Unfortunately, the visit of Thay to Bhutan never happened. First we had to postpone it because of the national elections, and then when it would have been possible from the Bhutanese side, Thay’s health did not allow for it anymore. Nonetheless, Thay’s teachings and practices have had a major influence on the way we conduct the Gross National Happiness (GNH) programs, and mindfulness is a core part of all our programs. Therefore, in a way, although Thay did not come to Bhutan in his physical body, his Dharma body has been there and is still there, because much of the way we impart GNH is deeply connected with his teachings.

I would like to share two personal anecdotes to show how Thay was teaching us besides the Dharma talks and the formal meditation sessions.

Once, in Switzerland, I was walking with Thay. I had just come back from Vietnam and I was sharing about my visit to Tu Hieu monastery. He had not been back to Vietnam yet, and I was sure he would be happy to hear about his root temple, and so he was; but I guess I got a bit too carried away, and I was not really mindful of where I was, there and then. So, at one point, Thay stopped, made me stand still, smiled and pointing at the earth under our feet, said, “Tu Hieu is right here, right now,” and then we continued our walk.

Another time, I was having dinner with Thay and Sister Chan Khong, and I was sharing about the educational projects we were implementing in Vietnam. I was very enthusiastic and probably not very mindful of what I was eating. Again, Thay smiled, made a small gesture with his hand to stop me and asked, “Are you eating projects or are you eating rice?” I felt a bit embarrassed, but I was also grateful to be reminded of truly living in the present moment.

A true Zen Master, he was always attentive to help us live the mindfulness practice in every moment of our life, but he did so very gently and with humor and compassion.

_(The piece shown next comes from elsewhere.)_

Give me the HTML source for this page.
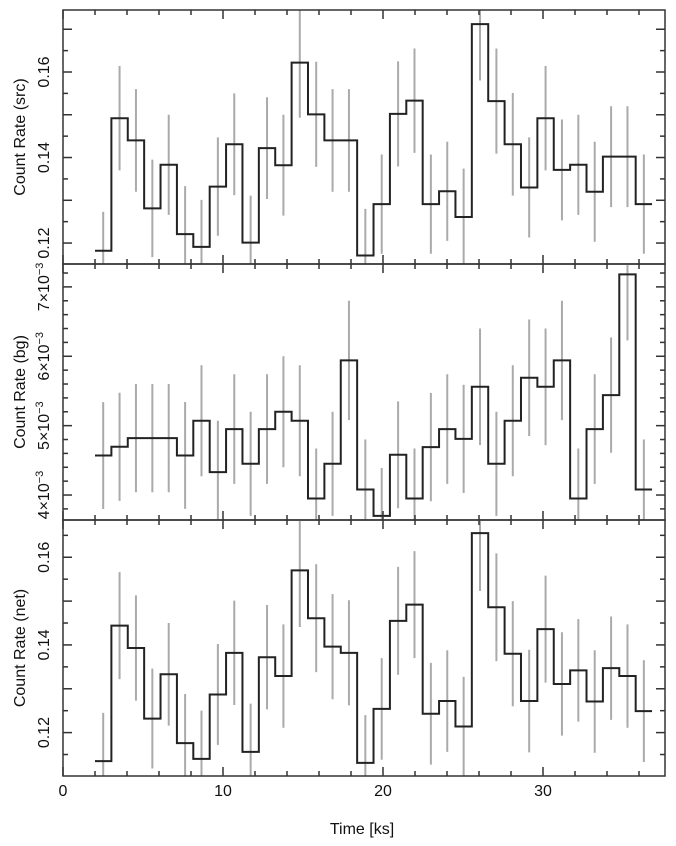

When I heard of the passing of Thay, to be frank, I did not feel sad. I felt a deep sense of gratitude and love. I am aware what a blessing it is to meet such a great master in my lifetime. I do not feel that Thay is gone. He lives on in his teachings, in his many disciples; he has had a tremendous impact on this planet, he has brought so much wisdom, compassion, and a sense of ethical values to so many people all over the world. His spirit is more present than ever, and the people of Vietnam can be proud to have produced such a prominent son who has contributed to radiating the spirit of Vietnam in the ten directions.